→ EXERCISE DIRECTIONS
Only the lines from the top of the listing below to the line that has "1.91, b: 0.31" should be echoed, with both ends kept and pictures left out.

→ EXERCISE INPUT
========

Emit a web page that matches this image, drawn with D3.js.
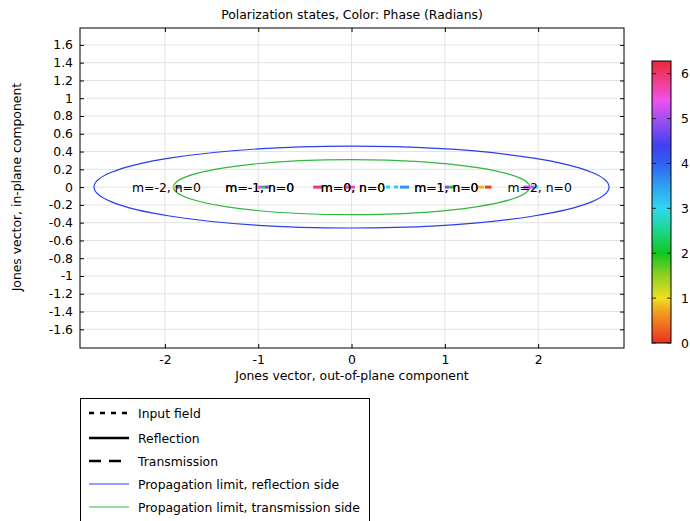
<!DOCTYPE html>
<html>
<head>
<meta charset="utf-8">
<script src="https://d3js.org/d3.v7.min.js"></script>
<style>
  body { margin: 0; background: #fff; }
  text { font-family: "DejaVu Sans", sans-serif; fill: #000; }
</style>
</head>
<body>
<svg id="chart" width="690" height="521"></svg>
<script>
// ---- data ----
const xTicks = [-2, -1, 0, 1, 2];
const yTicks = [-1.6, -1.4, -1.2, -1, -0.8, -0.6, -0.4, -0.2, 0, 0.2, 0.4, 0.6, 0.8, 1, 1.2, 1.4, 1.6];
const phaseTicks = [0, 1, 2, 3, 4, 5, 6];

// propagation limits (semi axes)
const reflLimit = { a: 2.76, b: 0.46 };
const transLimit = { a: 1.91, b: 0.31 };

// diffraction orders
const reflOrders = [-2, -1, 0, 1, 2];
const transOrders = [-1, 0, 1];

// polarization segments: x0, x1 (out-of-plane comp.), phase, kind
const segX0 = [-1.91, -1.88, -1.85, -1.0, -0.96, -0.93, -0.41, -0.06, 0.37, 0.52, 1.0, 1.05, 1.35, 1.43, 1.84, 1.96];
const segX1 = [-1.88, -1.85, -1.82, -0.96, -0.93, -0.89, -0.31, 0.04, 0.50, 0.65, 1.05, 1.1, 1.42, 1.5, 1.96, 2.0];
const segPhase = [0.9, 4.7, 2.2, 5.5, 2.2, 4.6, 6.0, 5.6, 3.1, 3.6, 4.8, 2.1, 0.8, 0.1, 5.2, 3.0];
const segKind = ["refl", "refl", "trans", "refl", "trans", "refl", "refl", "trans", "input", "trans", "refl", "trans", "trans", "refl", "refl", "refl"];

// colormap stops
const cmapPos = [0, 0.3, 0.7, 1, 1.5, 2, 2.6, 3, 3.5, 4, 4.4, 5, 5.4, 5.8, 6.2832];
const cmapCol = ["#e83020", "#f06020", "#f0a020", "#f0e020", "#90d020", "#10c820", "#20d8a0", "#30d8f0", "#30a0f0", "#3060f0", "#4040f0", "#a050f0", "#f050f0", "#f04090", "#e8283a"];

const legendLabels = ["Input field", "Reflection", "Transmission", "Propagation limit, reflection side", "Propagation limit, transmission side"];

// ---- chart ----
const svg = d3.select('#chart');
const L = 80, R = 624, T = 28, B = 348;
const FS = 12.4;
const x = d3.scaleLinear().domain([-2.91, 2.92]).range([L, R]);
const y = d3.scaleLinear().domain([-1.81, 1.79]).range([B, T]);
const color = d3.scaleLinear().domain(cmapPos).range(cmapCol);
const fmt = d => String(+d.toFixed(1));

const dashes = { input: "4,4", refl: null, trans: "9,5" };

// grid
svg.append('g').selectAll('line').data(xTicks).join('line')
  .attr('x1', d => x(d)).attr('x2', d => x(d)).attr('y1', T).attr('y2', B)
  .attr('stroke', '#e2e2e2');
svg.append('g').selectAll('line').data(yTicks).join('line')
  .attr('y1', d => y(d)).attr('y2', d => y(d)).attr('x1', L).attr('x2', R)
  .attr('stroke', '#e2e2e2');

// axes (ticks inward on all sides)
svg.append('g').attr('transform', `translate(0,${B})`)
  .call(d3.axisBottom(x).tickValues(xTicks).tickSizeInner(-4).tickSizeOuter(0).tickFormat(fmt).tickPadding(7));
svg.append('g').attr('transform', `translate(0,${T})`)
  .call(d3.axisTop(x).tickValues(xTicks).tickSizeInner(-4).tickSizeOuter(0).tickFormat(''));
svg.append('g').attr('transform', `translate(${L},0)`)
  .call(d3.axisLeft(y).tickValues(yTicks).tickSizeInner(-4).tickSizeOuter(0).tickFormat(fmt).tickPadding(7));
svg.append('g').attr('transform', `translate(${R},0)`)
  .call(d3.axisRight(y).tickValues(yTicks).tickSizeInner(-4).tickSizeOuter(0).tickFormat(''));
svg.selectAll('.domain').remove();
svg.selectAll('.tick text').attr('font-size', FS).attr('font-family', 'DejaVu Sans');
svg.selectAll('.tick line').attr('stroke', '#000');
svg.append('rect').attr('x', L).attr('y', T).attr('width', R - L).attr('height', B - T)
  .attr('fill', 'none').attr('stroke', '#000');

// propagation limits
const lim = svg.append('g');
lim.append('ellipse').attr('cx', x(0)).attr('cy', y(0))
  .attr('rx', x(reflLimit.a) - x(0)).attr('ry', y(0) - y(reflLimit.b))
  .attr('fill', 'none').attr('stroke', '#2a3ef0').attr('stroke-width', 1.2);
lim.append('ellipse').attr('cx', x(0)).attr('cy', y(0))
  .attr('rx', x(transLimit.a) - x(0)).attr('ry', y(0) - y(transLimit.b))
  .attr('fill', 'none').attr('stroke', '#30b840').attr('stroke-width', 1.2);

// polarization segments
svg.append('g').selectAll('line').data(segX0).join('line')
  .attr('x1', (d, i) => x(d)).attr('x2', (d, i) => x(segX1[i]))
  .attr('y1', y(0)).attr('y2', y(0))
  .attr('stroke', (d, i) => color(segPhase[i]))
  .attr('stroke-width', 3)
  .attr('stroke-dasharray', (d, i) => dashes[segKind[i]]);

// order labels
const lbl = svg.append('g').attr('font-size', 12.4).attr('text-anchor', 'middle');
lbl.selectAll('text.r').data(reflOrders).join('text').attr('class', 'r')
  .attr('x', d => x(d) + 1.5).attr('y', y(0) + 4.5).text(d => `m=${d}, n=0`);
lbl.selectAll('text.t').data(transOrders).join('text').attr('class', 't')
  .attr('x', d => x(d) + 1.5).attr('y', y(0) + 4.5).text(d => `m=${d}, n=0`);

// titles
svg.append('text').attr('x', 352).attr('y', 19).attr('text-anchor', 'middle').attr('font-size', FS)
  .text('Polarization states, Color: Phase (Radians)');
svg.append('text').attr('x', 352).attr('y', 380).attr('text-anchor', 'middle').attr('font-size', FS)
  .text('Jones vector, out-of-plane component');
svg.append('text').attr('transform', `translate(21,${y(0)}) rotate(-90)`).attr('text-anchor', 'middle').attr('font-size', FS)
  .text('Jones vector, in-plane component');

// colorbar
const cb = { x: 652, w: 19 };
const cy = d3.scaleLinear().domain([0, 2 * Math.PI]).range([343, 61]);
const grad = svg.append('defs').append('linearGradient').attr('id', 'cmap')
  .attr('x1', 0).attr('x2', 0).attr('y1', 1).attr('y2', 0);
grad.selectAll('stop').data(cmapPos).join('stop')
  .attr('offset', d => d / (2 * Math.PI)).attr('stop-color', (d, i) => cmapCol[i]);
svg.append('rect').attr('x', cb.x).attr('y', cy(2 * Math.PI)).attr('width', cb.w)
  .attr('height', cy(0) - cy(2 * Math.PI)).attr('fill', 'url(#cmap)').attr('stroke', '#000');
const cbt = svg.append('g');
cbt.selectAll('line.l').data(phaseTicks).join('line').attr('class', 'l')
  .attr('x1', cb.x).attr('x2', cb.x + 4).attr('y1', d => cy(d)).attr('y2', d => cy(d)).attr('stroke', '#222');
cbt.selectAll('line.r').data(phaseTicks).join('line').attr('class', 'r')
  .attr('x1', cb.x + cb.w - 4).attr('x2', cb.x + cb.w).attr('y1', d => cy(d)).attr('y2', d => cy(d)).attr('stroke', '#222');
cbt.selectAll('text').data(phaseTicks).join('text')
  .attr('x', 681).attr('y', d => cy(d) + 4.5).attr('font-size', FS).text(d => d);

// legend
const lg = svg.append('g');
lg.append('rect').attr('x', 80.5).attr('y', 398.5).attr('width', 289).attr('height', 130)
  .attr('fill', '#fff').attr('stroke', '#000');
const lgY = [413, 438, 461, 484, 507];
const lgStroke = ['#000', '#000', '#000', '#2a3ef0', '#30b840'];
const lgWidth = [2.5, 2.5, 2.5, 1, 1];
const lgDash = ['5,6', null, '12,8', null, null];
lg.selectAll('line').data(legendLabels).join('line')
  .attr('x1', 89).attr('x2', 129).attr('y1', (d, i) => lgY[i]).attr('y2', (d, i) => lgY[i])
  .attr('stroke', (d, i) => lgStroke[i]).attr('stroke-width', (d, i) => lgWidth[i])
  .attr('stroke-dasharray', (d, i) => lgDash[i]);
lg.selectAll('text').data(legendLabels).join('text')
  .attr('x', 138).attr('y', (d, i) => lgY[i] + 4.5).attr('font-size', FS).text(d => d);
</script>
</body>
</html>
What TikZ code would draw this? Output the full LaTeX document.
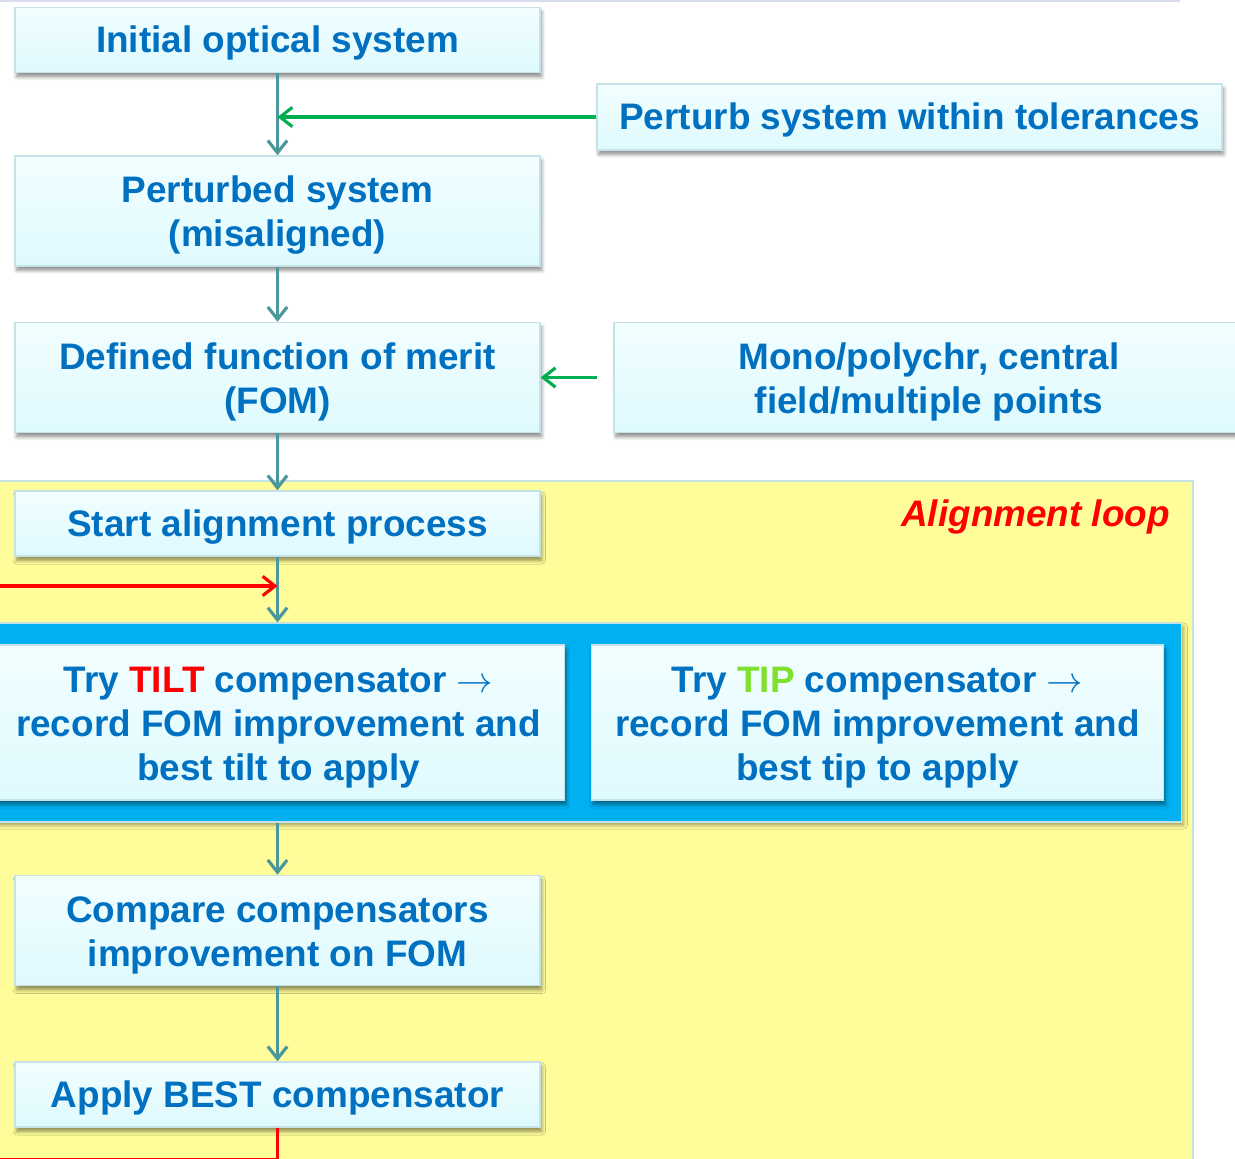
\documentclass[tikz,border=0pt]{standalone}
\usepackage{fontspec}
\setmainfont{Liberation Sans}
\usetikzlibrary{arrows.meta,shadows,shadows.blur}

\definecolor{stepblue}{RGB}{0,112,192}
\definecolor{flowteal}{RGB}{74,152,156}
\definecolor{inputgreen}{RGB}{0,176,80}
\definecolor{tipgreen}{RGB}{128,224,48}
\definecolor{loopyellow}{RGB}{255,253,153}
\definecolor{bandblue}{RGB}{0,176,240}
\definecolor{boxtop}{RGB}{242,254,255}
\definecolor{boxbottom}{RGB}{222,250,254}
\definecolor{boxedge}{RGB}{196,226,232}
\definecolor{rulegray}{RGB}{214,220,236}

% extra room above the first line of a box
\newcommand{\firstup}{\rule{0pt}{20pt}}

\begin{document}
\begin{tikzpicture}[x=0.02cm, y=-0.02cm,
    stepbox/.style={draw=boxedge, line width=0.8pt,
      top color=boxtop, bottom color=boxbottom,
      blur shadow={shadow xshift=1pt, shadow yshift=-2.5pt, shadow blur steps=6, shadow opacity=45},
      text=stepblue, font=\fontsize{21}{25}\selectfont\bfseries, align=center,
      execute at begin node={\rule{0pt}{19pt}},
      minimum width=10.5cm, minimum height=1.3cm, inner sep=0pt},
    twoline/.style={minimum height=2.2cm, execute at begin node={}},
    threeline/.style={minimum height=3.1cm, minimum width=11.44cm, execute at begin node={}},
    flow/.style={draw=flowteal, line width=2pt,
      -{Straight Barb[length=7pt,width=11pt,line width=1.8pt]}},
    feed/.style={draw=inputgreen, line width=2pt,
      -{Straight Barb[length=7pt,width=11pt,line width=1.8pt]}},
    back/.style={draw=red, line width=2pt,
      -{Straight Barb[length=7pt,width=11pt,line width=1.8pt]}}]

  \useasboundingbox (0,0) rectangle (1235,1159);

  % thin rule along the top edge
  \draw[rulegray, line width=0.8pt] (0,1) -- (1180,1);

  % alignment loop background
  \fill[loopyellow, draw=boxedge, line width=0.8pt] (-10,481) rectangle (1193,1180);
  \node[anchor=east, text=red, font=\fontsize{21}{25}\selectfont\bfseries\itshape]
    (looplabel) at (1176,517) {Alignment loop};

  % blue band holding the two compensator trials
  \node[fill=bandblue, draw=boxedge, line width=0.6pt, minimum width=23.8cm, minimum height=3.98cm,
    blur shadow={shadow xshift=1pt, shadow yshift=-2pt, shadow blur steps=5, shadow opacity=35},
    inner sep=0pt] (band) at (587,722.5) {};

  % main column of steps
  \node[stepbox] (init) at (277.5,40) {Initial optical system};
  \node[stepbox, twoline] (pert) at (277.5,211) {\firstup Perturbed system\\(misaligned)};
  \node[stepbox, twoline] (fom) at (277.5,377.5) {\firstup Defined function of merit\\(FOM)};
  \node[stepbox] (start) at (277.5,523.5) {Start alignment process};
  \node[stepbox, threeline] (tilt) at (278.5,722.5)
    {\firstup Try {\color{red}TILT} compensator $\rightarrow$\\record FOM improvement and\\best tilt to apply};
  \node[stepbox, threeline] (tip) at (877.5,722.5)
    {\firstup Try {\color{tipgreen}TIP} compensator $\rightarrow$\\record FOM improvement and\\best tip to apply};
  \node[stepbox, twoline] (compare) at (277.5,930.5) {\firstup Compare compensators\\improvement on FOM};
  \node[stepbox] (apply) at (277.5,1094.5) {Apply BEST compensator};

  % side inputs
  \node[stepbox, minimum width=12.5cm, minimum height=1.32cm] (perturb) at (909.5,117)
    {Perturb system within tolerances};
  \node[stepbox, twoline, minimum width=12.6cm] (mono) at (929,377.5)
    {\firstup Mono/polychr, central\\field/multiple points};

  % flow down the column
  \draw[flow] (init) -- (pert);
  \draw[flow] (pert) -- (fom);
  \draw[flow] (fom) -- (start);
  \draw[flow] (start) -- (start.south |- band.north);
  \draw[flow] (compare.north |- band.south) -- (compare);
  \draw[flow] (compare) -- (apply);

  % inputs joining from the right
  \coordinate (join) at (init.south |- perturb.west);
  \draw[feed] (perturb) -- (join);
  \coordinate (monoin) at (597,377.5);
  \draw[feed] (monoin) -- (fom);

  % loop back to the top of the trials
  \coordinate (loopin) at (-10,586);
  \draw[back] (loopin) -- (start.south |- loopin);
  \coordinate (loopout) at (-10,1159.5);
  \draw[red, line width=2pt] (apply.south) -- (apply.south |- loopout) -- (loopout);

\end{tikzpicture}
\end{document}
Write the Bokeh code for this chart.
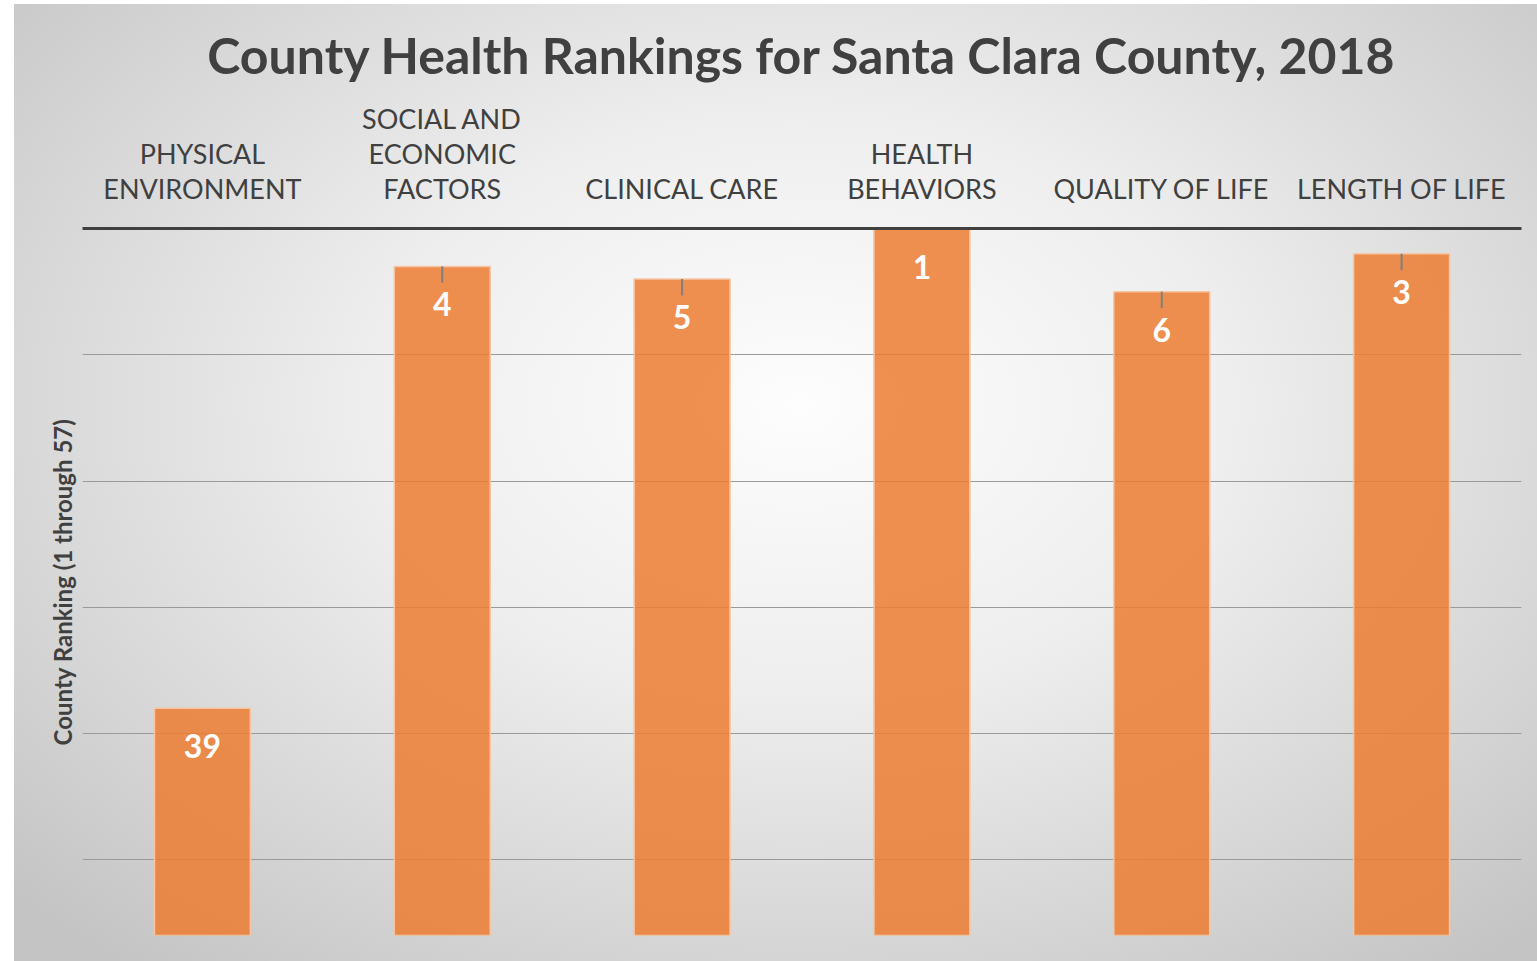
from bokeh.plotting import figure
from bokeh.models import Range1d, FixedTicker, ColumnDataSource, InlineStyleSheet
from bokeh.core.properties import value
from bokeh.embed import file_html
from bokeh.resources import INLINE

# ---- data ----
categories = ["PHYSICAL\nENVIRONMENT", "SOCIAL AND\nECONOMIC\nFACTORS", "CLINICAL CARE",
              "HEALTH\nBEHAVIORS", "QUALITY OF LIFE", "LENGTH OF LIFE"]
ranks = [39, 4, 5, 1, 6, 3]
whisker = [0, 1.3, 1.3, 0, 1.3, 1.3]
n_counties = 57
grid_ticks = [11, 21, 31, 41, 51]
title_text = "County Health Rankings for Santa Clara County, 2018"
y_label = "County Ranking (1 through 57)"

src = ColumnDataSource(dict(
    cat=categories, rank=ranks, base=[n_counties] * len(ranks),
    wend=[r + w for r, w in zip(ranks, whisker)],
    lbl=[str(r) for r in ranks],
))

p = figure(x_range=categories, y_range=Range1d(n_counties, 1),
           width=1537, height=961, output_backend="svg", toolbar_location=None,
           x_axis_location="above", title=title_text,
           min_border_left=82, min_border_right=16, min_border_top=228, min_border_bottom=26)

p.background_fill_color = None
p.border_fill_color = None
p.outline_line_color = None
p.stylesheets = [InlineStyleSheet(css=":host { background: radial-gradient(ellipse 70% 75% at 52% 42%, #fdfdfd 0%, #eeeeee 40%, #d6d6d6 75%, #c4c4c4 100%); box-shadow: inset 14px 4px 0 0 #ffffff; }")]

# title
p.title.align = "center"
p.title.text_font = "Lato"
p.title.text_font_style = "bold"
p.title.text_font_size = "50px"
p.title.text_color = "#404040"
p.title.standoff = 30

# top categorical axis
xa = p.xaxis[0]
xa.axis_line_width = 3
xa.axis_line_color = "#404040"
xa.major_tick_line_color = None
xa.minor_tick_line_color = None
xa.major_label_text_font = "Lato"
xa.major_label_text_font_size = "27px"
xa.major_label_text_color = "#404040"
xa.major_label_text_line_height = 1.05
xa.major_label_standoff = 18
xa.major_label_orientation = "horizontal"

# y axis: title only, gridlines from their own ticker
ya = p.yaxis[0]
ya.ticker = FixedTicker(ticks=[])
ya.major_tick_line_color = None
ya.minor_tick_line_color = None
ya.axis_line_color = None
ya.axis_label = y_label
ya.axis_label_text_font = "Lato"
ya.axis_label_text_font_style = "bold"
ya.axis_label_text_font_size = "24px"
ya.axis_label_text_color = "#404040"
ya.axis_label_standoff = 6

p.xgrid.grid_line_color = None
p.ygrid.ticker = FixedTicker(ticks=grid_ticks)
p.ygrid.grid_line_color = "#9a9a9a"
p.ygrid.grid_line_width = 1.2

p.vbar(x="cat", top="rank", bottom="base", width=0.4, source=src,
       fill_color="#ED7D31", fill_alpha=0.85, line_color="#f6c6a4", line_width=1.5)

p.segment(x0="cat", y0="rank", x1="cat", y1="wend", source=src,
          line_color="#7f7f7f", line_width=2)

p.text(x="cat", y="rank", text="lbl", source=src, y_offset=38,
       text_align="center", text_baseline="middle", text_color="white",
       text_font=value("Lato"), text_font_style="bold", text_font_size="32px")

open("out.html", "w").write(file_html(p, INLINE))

========

→ TASK OUTPUT
Emit a web page that matches this image, drawn with D3.js.
<!DOCTYPE html>
<html>
<head>
<meta charset="utf-8">
<script src="https://d3js.org/d3.v7.min.js"></script>
<style>
  body { margin: 0; background: #fff; }
  text { font-family: "DejaVu Sans", sans-serif; fill: #000; }
</style>
</head>
<body>
<svg id="chart" width="690" height="521"></svg>
<script>
// ---- data ----
const xTicks = [-2, -1, 0, 1, 2];
const yTicks = [-1.6, -1.4, -1.2, -1, -0.8, -0.6, -0.4, -0.2, 0, 0.2, 0.4, 0.6, 0.8, 1, 1.2, 1.4, 1.6];
const phaseTicks = [0, 1, 2, 3, 4, 5, 6];

// propagation limits (semi axes)
const reflLimit = { a: 2.76, b: 0.46 };
const transLimit = { a: 1.91, b: 0.31 };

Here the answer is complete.